The last two years since my sister died have been very hard, and since last year when Mike ghosted me because he ‘didn’t want to be my cook, cleaner and nurse’, twenty four hours after he proclaimed his love and that he would not let me die alone, my emotional strength has been even more fragile. I also lost my dog a week or so after the death of my sister.

I have had some bad news today and have wept and feel I will never stop weeping.

All the PTSD I’ve suffered because of my neurological disease seems to haunt me again, and feelings of worthlessness are constant companions. I have no resilience to weather the storms, even literal ones. And the loss of the view of the harbour has impacted me deeply.

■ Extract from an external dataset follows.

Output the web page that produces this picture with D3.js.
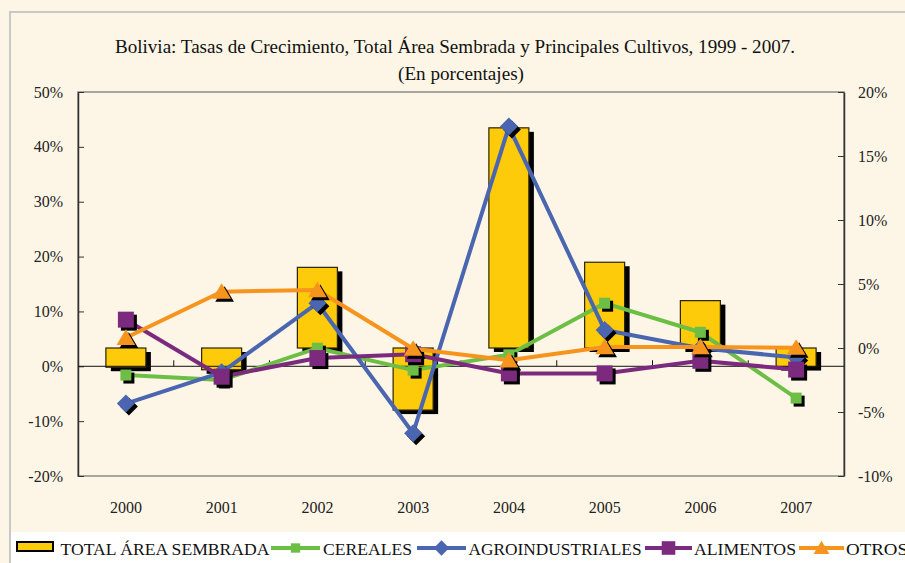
<!DOCTYPE html>
<html>
<head>
<meta charset="utf-8">
<script src="https://cdn.jsdelivr.net/npm/d3@7"></script>
<style>
  html, body { margin: 0; padding: 0; background: #fdf6e6; }
  svg { display: block; }
</style>
</head>
<body>
<script>
// values (percent)
var years = ["2000", "2001", "2002", "2003", "2004", "2005", "2006", "2007"];
var totalArea = [-1.5, -1.7, 6.3, -4.85, 17.2, 6.7, 3.7, -1.45];   // right axis
var cereales = [-1.6, -2.5, 3.3, -0.7, 2.1, 11.5, 6.2, -5.8];       // left axis
var agroindustriales = [-6.8, -1.1, 11.5, -12.2, 43.7, 6.6, 3.3, 1.6];
var alimentos = [8.5, -1.9, 1.5, 2.2, -1.3, -1.3, 1.0, -0.6];
var otros = [5.2, 13.6, 13.9, 3.2, 1.1, 3.5, 3.5, 3.4];
var leftTicks = [-20, -10, 0, 10, 20, 30, 40, 50];
var rightTicks = [-10, -5, 0, 5, 10, 15, 20];
var legendLabels = ["TOTAL ÁREA SEMBRADA", "CEREALES", "AGROINDUSTRIALES", "ALIMENTOS", "OTROS"];

var W = 905, H = 563;
var plot = {left: 78, right: 844, top: 92, bottom: 476};
var FONT = "Liberation Serif";

var svg = d3.select("body").append("svg")
    .attr("width", W)
    .attr("height", H)
    .attr("font-family", FONT);

// outer frame
svg.append("rect").attr("x", 0).attr("y", 0).attr("width", W).attr("height", H).attr("fill", "#fdf6e6");
svg.append("rect").attr("x", 10).attr("y", 12).attr("width", W + 20).attr("height", H + 20)
    .attr("fill", "#fdf6e6").attr("stroke", "#c8c8c8").attr("stroke-width", 2);
svg.append("rect").attr("x", 11).attr("y", 532).attr("width", W).attr("height", 40).attr("fill", "#ffffff");

// title
svg.append("text").attr("x", 455).attr("y", 53).attr("text-anchor", "middle")
    .attr("font-family", FONT).attr("font-size", 18).attr("fill", "#111")
    .attr("textLength", 680).attr("lengthAdjust", "spacingAndGlyphs")
    .text("Bolivia: Tasas de Crecimiento, Total Área Sembrada y Principales Cultivos, 1999 - 2007.");
svg.append("text").attr("x", 461).attr("y", 80).attr("text-anchor", "middle")
    .attr("font-family", FONT).attr("font-size", 18).attr("fill", "#111")
    .attr("textLength", 126).attr("lengthAdjust", "spacingAndGlyphs")
    .text("(En porcentajes)");

// scales
var x = d3.scaleBand().domain(years).range([plot.left, plot.right]);
var yL = d3.scaleLinear().domain([-20, 50]).range([plot.bottom, plot.top]);
var yR = d3.scaleLinear().domain([-10, 20]).range([plot.bottom, plot.top]);

// plot frame
svg.append("rect").attr("x", plot.left).attr("y", plot.top)
    .attr("width", plot.right - plot.left).attr("height", plot.bottom - plot.top)
    .attr("fill", "none").attr("stroke", "#8a8a8a").attr("stroke-width", 1.5);

// axes
var axL = svg.append("g").attr("transform", "translate(" + plot.left + ",0)")
    .call(d3.axisLeft(yL).tickValues(leftTicks).tickFormat(function(d) { return d + "%"; })
        .tickSize(-6).tickSizeOuter(0).tickPadding(15));
var axR = svg.append("g").attr("transform", "translate(" + plot.right + ",0)")
    .call(d3.axisRight(yR).tickValues(rightTicks).tickFormat(function(d) { return d + "%"; })
        .tickSize(-6).tickSizeOuter(0).tickPadding(14));
[axL, axR].forEach(function(a) {
  a.attr("font-family", FONT);
  a.select(".domain").attr("stroke", "#333").attr("stroke-width", 1.5);
  a.selectAll(".tick line").attr("stroke", "#333");
  a.selectAll("text").attr("font-family", FONT).attr("font-size", 16).attr("fill", "#222");
});

// category labels along the bottom
svg.append("g").selectAll("text").data(years).enter().append("text")
    .attr("x", function(d) { return x(d) + x.bandwidth() / 2; })
    .attr("y", 513)
    .attr("text-anchor", "middle").attr("font-family", FONT).attr("font-size", 16).attr("fill", "#222")
    .text(function(d) { return d; });

// bars (secondary axis), with drop shadow
var bw = 40;
var bars = svg.append("g");
years.forEach(function(yr, i) {
  var v = totalArea[i];
  var bx = x(yr) + x.bandwidth() / 2 - bw / 2;
  var top = Math.min(yR(v), yR(0)), h = Math.abs(yR(v) - yR(0));
  bars.append("rect").attr("x", bx + 5).attr("y", top + 4).attr("width", bw).attr("height", h).attr("fill", "#000");
  bars.append("rect").attr("x", bx).attr("y", top).attr("width", bw).attr("height", h)
      .attr("fill", "#fdcb0a").attr("stroke", "#2b2400").attr("stroke-width", 1.2);
});

// category axis line at 0% (left) with boundary ticks
var y0 = yL(0);
svg.append("line").attr("x1", plot.left).attr("x2", plot.right).attr("y1", y0).attr("y2", y0)
    .attr("stroke", "#111").attr("stroke-width", 1);
svg.append("g").selectAll("line").data(years.slice(1)).enter().append("line")
    .attr("x1", function(d) { return x(d); }).attr("x2", function(d) { return x(d); })
    .attr("y1", y0).attr("y2", y0 - 6).attr("stroke", "#111");

// marker shapes
function markerPath(type, s) {
  if (type === "square") return "M" + (-s/2) + "," + (-s/2) + "h" + s + "v" + s + "h" + (-s) + "Z";
  if (type === "diamond") return "M0," + (-s/2) + "L" + (s/2) + ",0L0," + (s/2) + "L" + (-s/2) + ",0Z";
  return "M0," + (-s * 0.5) + "L" + (s * 0.55) + "," + (s * 0.42) + "L" + (-s * 0.55) + "," + (s * 0.42) + "Z";
}

var series = [
  {name: "CEREALES", values: cereales, color: "#6dbe45", marker: "square", size: 11},
  {name: "AGROINDUSTRIALES", values: agroindustriales, color: "#4a66b0", marker: "diamond", size: 18},
  {name: "ALIMENTOS", values: alimentos, color: "#7b2a7e", marker: "square", size: 16},
  {name: "OTROS", values: otros, color: "#f7941e", marker: "triangle", size: 17}
];

var line = d3.line()
    .x(function(d, i) { return x(years[i]) + x.bandwidth() / 2; })
    .y(function(d) { return yL(d); });

series.forEach(function(s) {
  var g = svg.append("g");
  g.append("path").datum(s.values).attr("d", line)
      .attr("fill", "none").attr("stroke", s.color).attr("stroke-width", 4).attr("stroke-linejoin", "round");
  s.values.forEach(function(v, i) {
    var cx = x(years[i]) + x.bandwidth() / 2, cy = yL(v);
    g.append("path").attr("d", markerPath(s.marker, s.size))
        .attr("transform", "translate(" + (cx + 3) + "," + (cy + 3) + ")").attr("fill", "#000");
    g.append("path").attr("d", markerPath(s.marker, s.size))
        .attr("transform", "translate(" + cx + "," + cy + ")").attr("fill", s.color);
  });
});

// legend
var leg = svg.append("g").attr("font-family", FONT).attr("font-size", 17).attr("fill", "#111");
var legY = 555;
// bar swatch
leg.append("rect").attr("x", 17).attr("y", 542).attr("width", 36).attr("height", 9)
    .attr("fill", "#fdcb0a").attr("stroke", "#000").attr("stroke-width", 2);
var textPos = [[60.5, 209], [323, 89], [468.5, 173], [694, 102], [846, 62]];
var linePos = [null, [271, 320], [417, 466], [645, 692], [799, 844]];
legendLabels.forEach(function(lbl, i) {
  leg.append("text").attr("x", textPos[i][0]).attr("y", legY).attr("font-family", FONT)
      .attr("textLength", textPos[i][1]).attr("lengthAdjust", "spacingAndGlyphs").text(lbl);
  if (i > 0) {
    var s = series[i - 1], lp = linePos[i], mx = (lp[0] + lp[1]) / 2;
    leg.append("line").attr("x1", lp[0]).attr("x2", lp[1]).attr("y1", 548).attr("y2", 548)
        .attr("stroke", s.color).attr("stroke-width", 4);
    leg.append("path").attr("d", markerPath(s.marker, s.size * 0.85))
        .attr("transform", "translate(" + mx + ",548)").attr("fill", s.color);
  }
});
</script>
</body>
</html>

I am a changed person since September last year, and the passive aggression of Abby G Poetree has hurt me far more than my relationship with her warranted. I had been trying to nurture a friendship, but she is hard work.

I am grateful to Tanya and John. They are friends indeed, and during this pandemic we all need to show kindness more than ever before.

By Chrisssie Morris Brady

I've read poetry since I was nine and have written creatively since I was fourteen (probably long before that). After writing book reviews and social comment, I decided I wanted to write poetry. I have no formal training, but I surround myself with poets and their writing. I am honing my craft.
I have two published collections which I don't feel good about, but have been published by madswirl.com and other publications. I live on the south coast of England with my daughter. I am seriously ill.